Intile plans to grow the W2E division. “Over the next two years, I want to quadruple the volume of work that we do,” he says. “It sounds like a large goal, but I think it’s just a matter of keeping up with existing demand and getting our name out there.”

Currently, Intile says, there are many people occupying Fabcon buildings and are not aware of it.

“By virtue of being an OEM provider and being the brand we have, we’ll be the go-to choice when it comes to maintenance work,” he says.

The economic climate, he notes, gives him confidence that the division can achieve this goal. “We have an optimistic outlook for the new year,” Intile says. “I would expect to see the size of my group double in the next year and keep pace with the volume growth we expect.”
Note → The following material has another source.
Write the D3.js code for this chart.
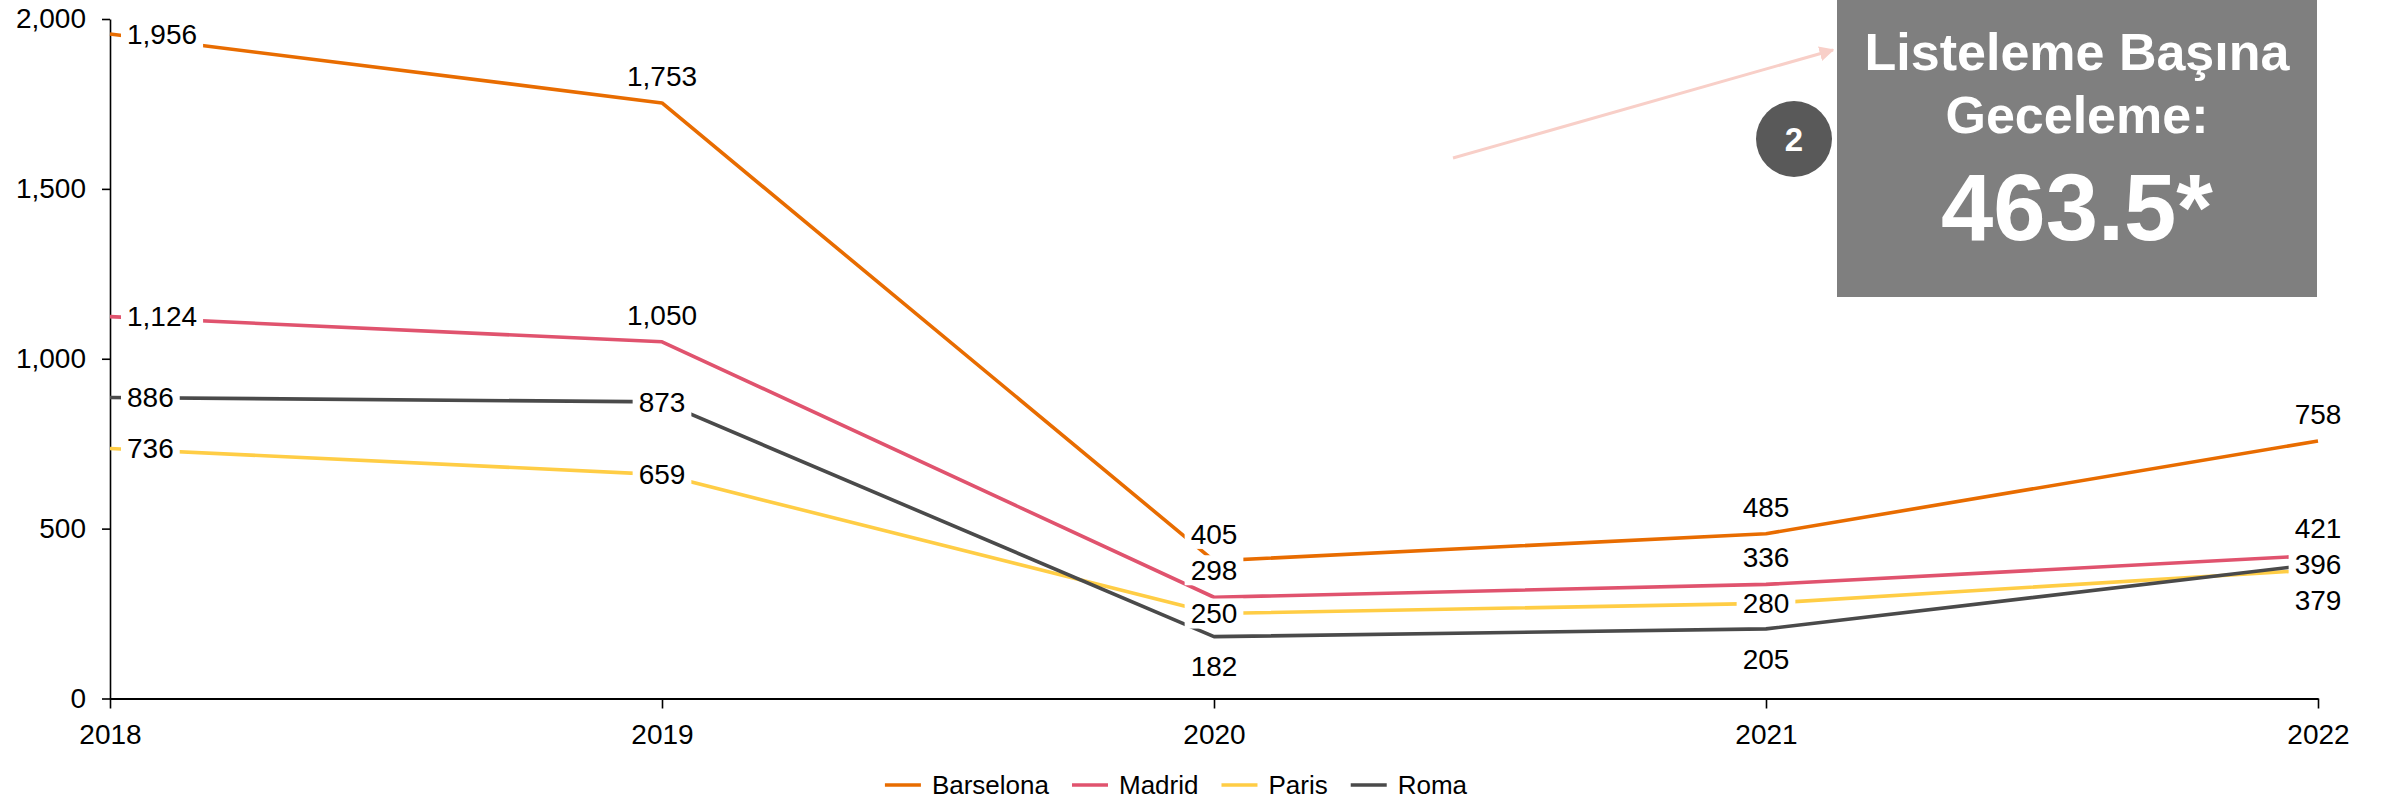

He also sees a strong future for Fabcon, as well. “This has been a really amazing place for me to work,” he says, noting that the company has longevity in its staff with field personnel and project managers that have three decades with Fabcon.

“We have mountains of technical expertise,” Intile continues. “In the future, we can take that and really turn that into an appealing thing for potential and current customers.” 

SIDEBAR – Partners in Growth

Fabcon Precast has many national account partners, including Target, Home Depot, Menards, Prologis and Kohl’s. “Currently we have only one national account renovation program with Menards,” Tyson Intile says.

“One strong area of growth I see for my group is partnering with these accounts so we can offer turnkey precast renovation services throughout the country,” he says. “There aren’t many people who can offer single-stop shopping for that scope from the Rockies to the Atlantic, but we can and I think that will be valuable to these customers.”